## TASK DIRECTIONS
Exclude the pictures and reproduce the remaining data exactly as written.

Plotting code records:

>> START

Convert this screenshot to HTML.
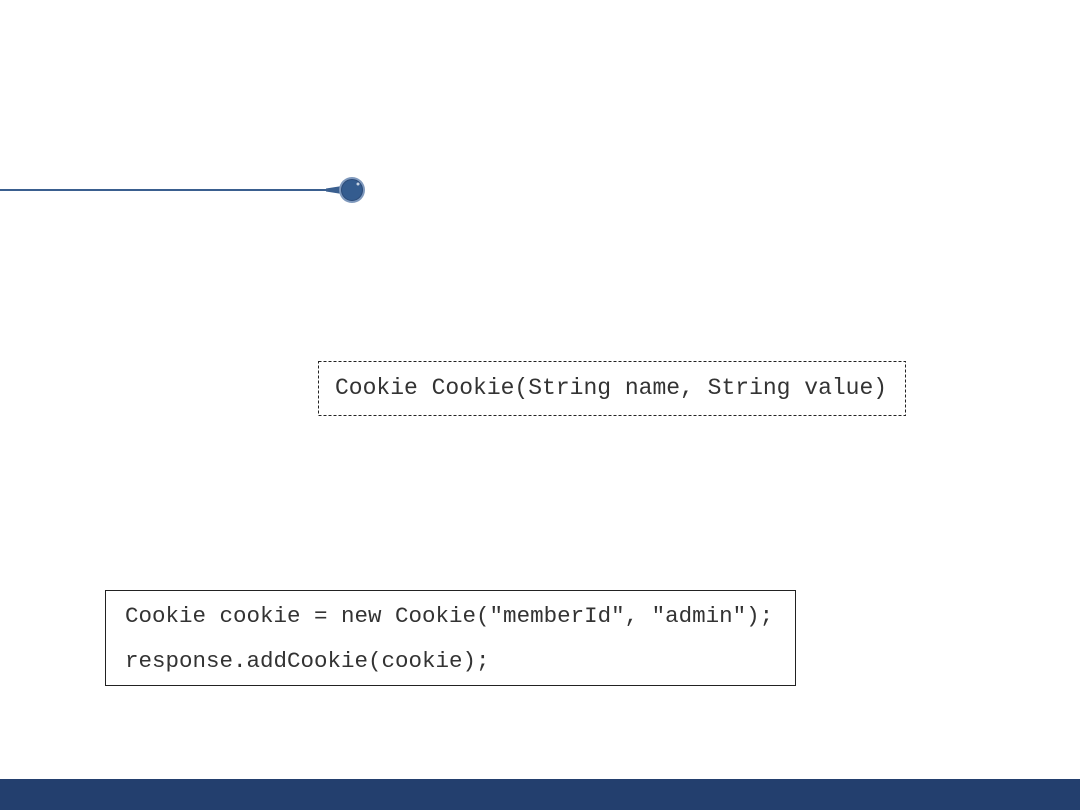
<!DOCTYPE html>
<html><head><meta charset="utf-8"><style>
html,body{margin:0;padding:0;background:#fff;}
body{width:1080px;height:810px;position:relative;overflow:hidden;font-family:"Liberation Mono",monospace;}
.t{position:absolute;white-space:pre;color:#333;font-family:"Liberation Mono",monospace;}
</style></head><body>
<svg width="1080" height="810" style="position:absolute;left:0;top:0">
  <line x1="0" y1="190" x2="330" y2="190" stroke="#3a5f8f" stroke-width="2"/>
  <path d="M326 188.5 L342 186 L342 194 L326 191.5 Z" fill="#3a5f8f"/>
  <circle cx="352" cy="190" r="13" fill="#7f99bd"/>
  <circle cx="352" cy="190" r="10.5" fill="#345c8f" stroke="#2a4a78" stroke-width="1"/>
  <circle cx="358" cy="184" r="1.5" fill="#c8d4e4"/>
  <rect x="318.5" y="361.5" width="587" height="54" fill="none" stroke="#222" stroke-width="1" stroke-dasharray="3,2"/>
  <rect x="105.5" y="590.5" width="690" height="95" fill="none" stroke="#222" stroke-width="1"/>
  <rect x="0" y="779" width="1080" height="31" fill="#233f6e"/>
</svg>
<div class="t" style="left:335px;top:375px;font-size:23px;">Cookie Cookie(String name, String value)</div>
<div class="t" style="left:125px;top:603px;font-size:22.5px;">Cookie cookie = new Cookie("memberId", "admin");</div>
<div class="t" style="left:125px;top:648px;font-size:22.5px;">response.addCookie(cookie);</div>
</body></html>
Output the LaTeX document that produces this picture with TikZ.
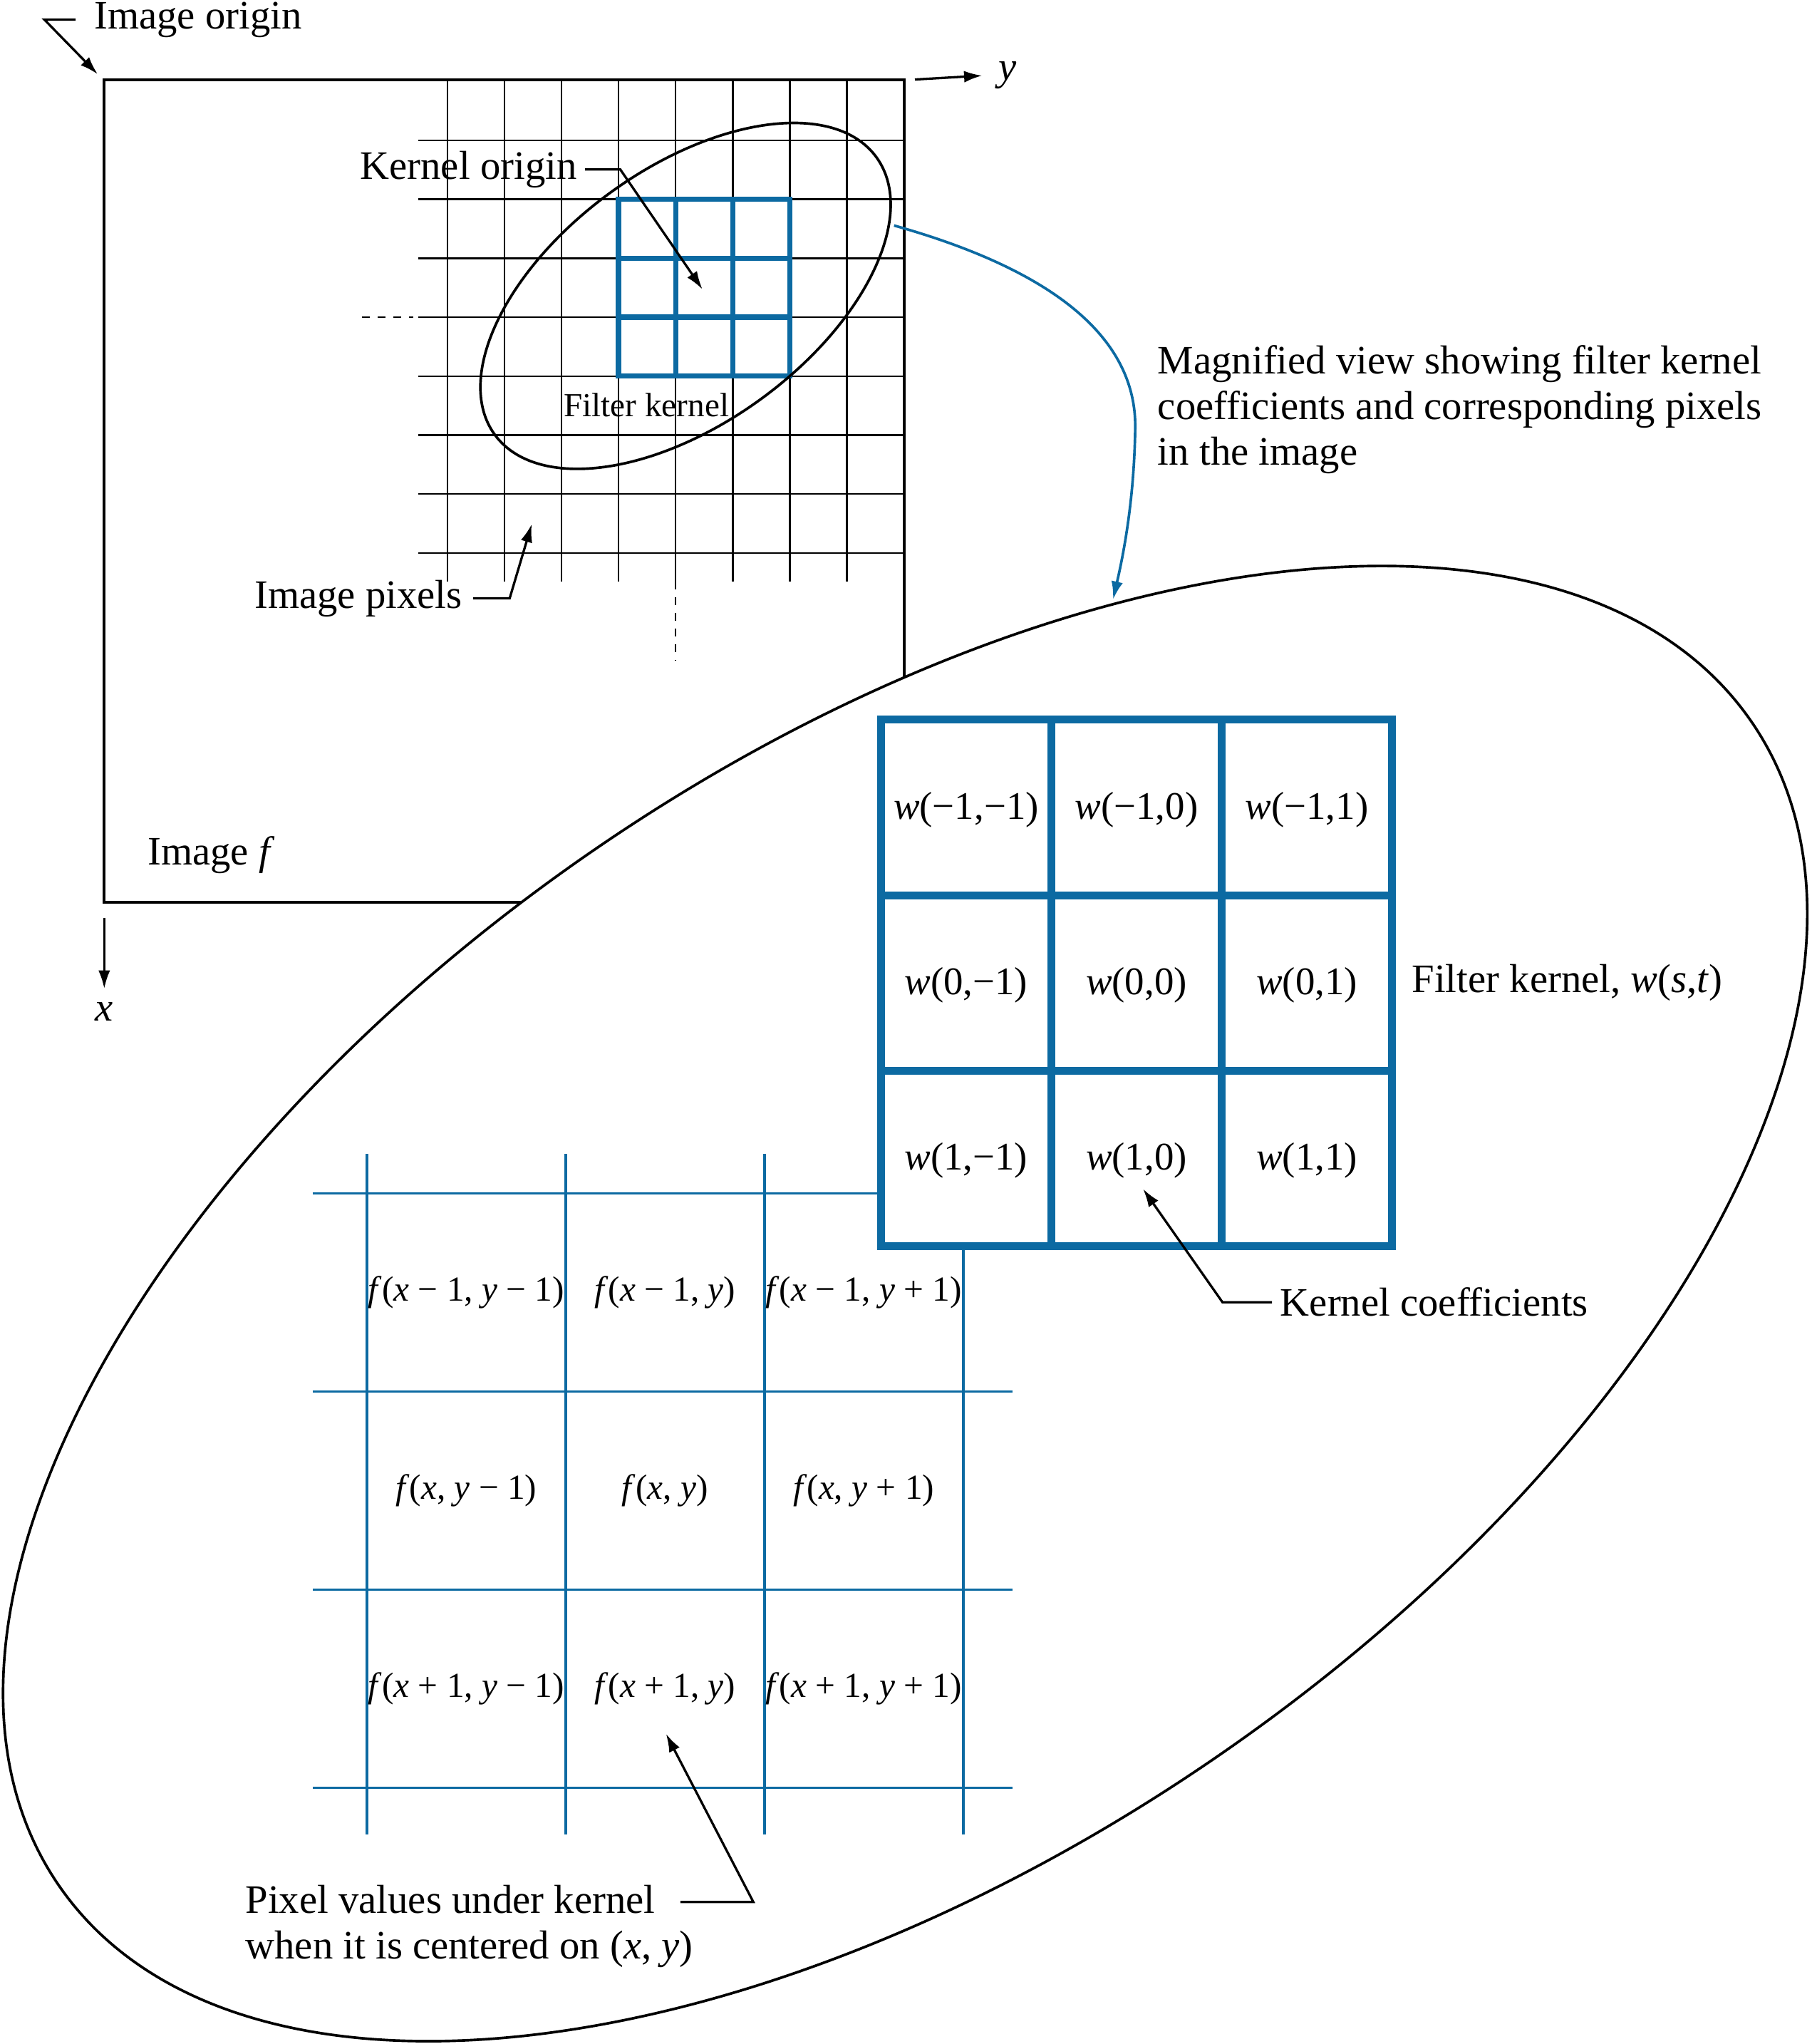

>> END

## ANSWER TO THIS PROBLEM
Convert this screenshot to HTML.
<!DOCTYPE html>
<html><head><meta charset="utf-8"><style>
html,body{margin:0;padding:0;background:#fff;}
body{width:1080px;height:810px;position:relative;overflow:hidden;font-family:"Liberation Mono",monospace;}
.t{position:absolute;white-space:pre;color:#333;font-family:"Liberation Mono",monospace;}
</style></head><body>
<svg width="1080" height="810" style="position:absolute;left:0;top:0">
  <line x1="0" y1="190" x2="330" y2="190" stroke="#3a5f8f" stroke-width="2"/>
  <path d="M326 188.5 L342 186 L342 194 L326 191.5 Z" fill="#3a5f8f"/>
  <circle cx="352" cy="190" r="13" fill="#7f99bd"/>
  <circle cx="352" cy="190" r="10.5" fill="#345c8f" stroke="#2a4a78" stroke-width="1"/>
  <circle cx="358" cy="184" r="1.5" fill="#c8d4e4"/>
  <rect x="318.5" y="361.5" width="587" height="54" fill="none" stroke="#222" stroke-width="1" stroke-dasharray="3,2"/>
  <rect x="105.5" y="590.5" width="690" height="95" fill="none" stroke="#222" stroke-width="1"/>
  <rect x="0" y="779" width="1080" height="31" fill="#233f6e"/>
</svg>
<div class="t" style="left:335px;top:375px;font-size:23px;">Cookie Cookie(String name, String value)</div>
<div class="t" style="left:125px;top:603px;font-size:22.5px;">Cookie cookie = new Cookie("memberId", "admin");</div>
<div class="t" style="left:125px;top:648px;font-size:22.5px;">response.addCookie(cookie);</div>
</body></html>
Output the LaTeX document that produces this picture with TikZ.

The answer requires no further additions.